>> Begin
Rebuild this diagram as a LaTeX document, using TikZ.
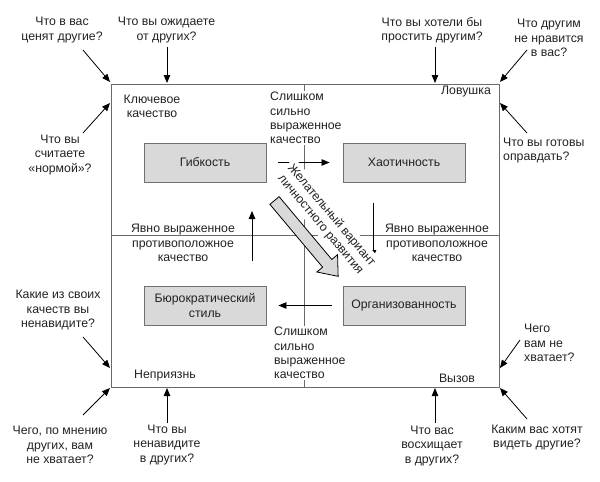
\documentclass[tikz,border=0pt]{standalone}
\usepackage{fontspec}
\setmainfont{Liberation Sans}
\usetikzlibrary{arrows.meta}
\definecolor{framegray}{HTML}{6A6A6A}
\definecolor{boxfill}{HTML}{D9D9D9}
\definecolor{boxline}{HTML}{707070}
\definecolor{txt}{HTML}{222222}
\tikzset{
  lbl/.style={font=\fontsize{12.3}{14.3}\selectfont, text=txt, inner sep=1pt, align=center},
  lbll/.style={lbl, align=left, anchor=west},
  qbox/.style={draw=boxline, fill=boxfill, line width=0.9pt, minimum width=122pt, minimum height=39pt,
    font=\fontsize{12.3}{14.3}\selectfont, text=txt, align=center},
  arr/.style={-{Triangle[length=8pt,width=6.5pt]}, line width=0.8pt, black},
  axis/.style={draw=framegray, line width=0.9pt},
}
\begin{document}
\begin{tikzpicture}[x=1pt,y=-1pt]
\useasboundingbox (0,0) rectangle (600,482);
% frame and cross
\node[axis, minimum width=388pt, minimum height=303pt, anchor=north west, inner sep=0pt] (frame) at (111,84) {};
\coordinate (vt) at (304,84);
\coordinate (vb) at (304,387);
\coordinate (hl) at (111,235.5);
\coordinate (hr) at (499,235.5);
\draw[axis] (vt) -- (vb);
\draw[axis] (hl) -- (hr);

% quality boxes
\node[qbox] (flex) at (205,162.5) {Гибкость};
\node[qbox] (chaos) at (404,162.5) {Хаотичность};
\node[qbox] (bureau) at (205,305.5) {Бюрократический\\стиль};
\node[qbox] (org) at (404,305.5) {Организованность};

% inner labels
\node[lbl] (key) at (152,106.5) {Ключевое\\качество};
\node[lbl] (trap) at (466,92) {Ловушка};
\node[lbll, fill=white] (over1) at (269,118) {Слишком\\сильно\\выраженное\\качество};
\node[lbl] (opp1) at (183,243) {Явно выраженное\\противоположное\\качество};
\node[lbl] (opp2) at (437,243) {Явно выраженное\\противоположное\\качество};
\node[lbl] (aversion) at (165,376) {Неприязнь};
\node[lbl] (challenge) at (457,378) {Вызов};
\node[lbll, fill=white] (over2) at (273,353) {Слишком\\сильно\\выраженное\\качество};

% inner arrows
\draw[arr] ([xshift=12pt]flex.east) -- ([xshift=-13pt]chaos.west);
\draw[arr] ([xshift=-11pt]org.west) -- ([xshift=12pt]bureau.east);
\coordinate (upS) at (252,261);
\coordinate (upE) at (252,211);
\coordinate (dnS) at (373,203);
\coordinate (dnE) at (373,258);
\draw[arr] (upS) -- (upE);
\draw[arr] (dnS) -- (dnE);

% development text and big arrow
\node[lbl, rotate=-50, fill=white, inner sep=3pt] (dev) at (326,220) {Желательный вариант\\личностного развития};
\begin{scope}[shift={(274.5,200.5)}, rotate=-50]
  \draw[fill=boxfill, draw=black, line width=0.8pt, line join=miter]
    (0,-6) -- (82,-6) -- (82,-13.5) -- (99,0) -- (82,13.5) -- (82,6) -- (0,6) -- cycle;
\end{scope}

% outer questions
\node[lbl] (q1) at (62,30) {Что в вас\\ценят другие?};
\node[lbl] (q2) at (166.5,30) {Что вы ожидаете\\от других?};
\node[lbl] (q3) at (60,155) {Что вы\\считаете\\«нормой»?};
\node[lbl] (q4) at (432,30) {Что вы хотели бы\\простить другим?};
\node[lbl] (q5) at (549,38) {Что другим\\не нравится\\в вас?};
\node[lbll] (q6) at (502,150.5) {Что вы готовы\\оправдать?};
\node[lbl] (q7) at (58,310) {Какие из своих\\качеств вы\\ненавидите?};
\node[lbl] (q8) at (60,445) {Чего, по мнению\\других, вам\\не хватает?};
\node[lbl] (q9) at (167,445) {Что вы\\ненавидите\\в других?};
\node[lbl] (q10) at (432,446) {Что вас\\восхищает\\в других?};
\node[lbl] (q11) at (537,437.5) {Каким вас хотят\\видеть другие?};
\node[lbll] (q12) at (523,343) {Чего\\вам не\\хватает?};

% outer arrows
\coordinate (a1s) at (83,50);   \coordinate (a1e) at (110,82);
\coordinate (a2s) at (167,47);  \coordinate (a2e) at (167,83);
\coordinate (a3s) at (83,133);  \coordinate (a3e) at (110,103);
\coordinate (a4s) at (435,47);  \coordinate (a4e) at (435,83);
\coordinate (a5s) at (527,50);  \coordinate (a5e) at (500,82);
\coordinate (a6s) at (527,133); \coordinate (a6e) at (500,103);
\coordinate (a7s) at (83,337);  \coordinate (a7e) at (110,368);
\coordinate (a8s) at (83,415);  \coordinate (a8e) at (110,388);
\coordinate (a9s) at (167,423); \coordinate (a9e) at (167,388);
\coordinate (a10s) at (435,423); \coordinate (a10e) at (435,388);
\coordinate (a11s) at (527,419); \coordinate (a11e) at (500,388);
\coordinate (a12s) at (520,340); \coordinate (a12e) at (500,368);
\foreach \i in {1,...,12} {\draw[arr] (a\i s) -- (a\i e);}
\end{tikzpicture}
\end{document}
>> End
## Description of the task
Write out the lines from the start of the material to the line with "(org) at (404,305.5)", inclusive and exactly. Skip the pictures.

## Exercise solution
Rebuild this diagram as a LaTeX document, using TikZ.
\documentclass[tikz,border=0pt]{standalone}
\usepackage{fontspec}
\setmainfont{Liberation Sans}
\usetikzlibrary{arrows.meta}
\definecolor{framegray}{HTML}{6A6A6A}
\definecolor{boxfill}{HTML}{D9D9D9}
\definecolor{boxline}{HTML}{707070}
\definecolor{txt}{HTML}{222222}
\tikzset{
  lbl/.style={font=\fontsize{12.3}{14.3}\selectfont, text=txt, inner sep=1pt, align=center},
  lbll/.style={lbl, align=left, anchor=west},
  qbox/.style={draw=boxline, fill=boxfill, line width=0.9pt, minimum width=122pt, minimum height=39pt,
    font=\fontsize{12.3}{14.3}\selectfont, text=txt, align=center},
  arr/.style={-{Triangle[length=8pt,width=6.5pt]}, line width=0.8pt, black},
  axis/.style={draw=framegray, line width=0.9pt},
}
\begin{document}
\begin{tikzpicture}[x=1pt,y=-1pt]
\useasboundingbox (0,0) rectangle (600,482);
% frame and cross
\node[axis, minimum width=388pt, minimum height=303pt, anchor=north west, inner sep=0pt] (frame) at (111,84) {};
\coordinate (vt) at (304,84);
\coordinate (vb) at (304,387);
\coordinate (hl) at (111,235.5);
\coordinate (hr) at (499,235.5);
\draw[axis] (vt) -- (vb);
\draw[axis] (hl) -- (hr);

% quality boxes
\node[qbox] (flex) at (205,162.5) {Гибкость};
\node[qbox] (chaos) at (404,162.5) {Хаотичность};
\node[qbox] (bureau) at (205,305.5) {Бюрократический\\стиль};
\node[qbox] (org) at (404,305.5) {Организованность};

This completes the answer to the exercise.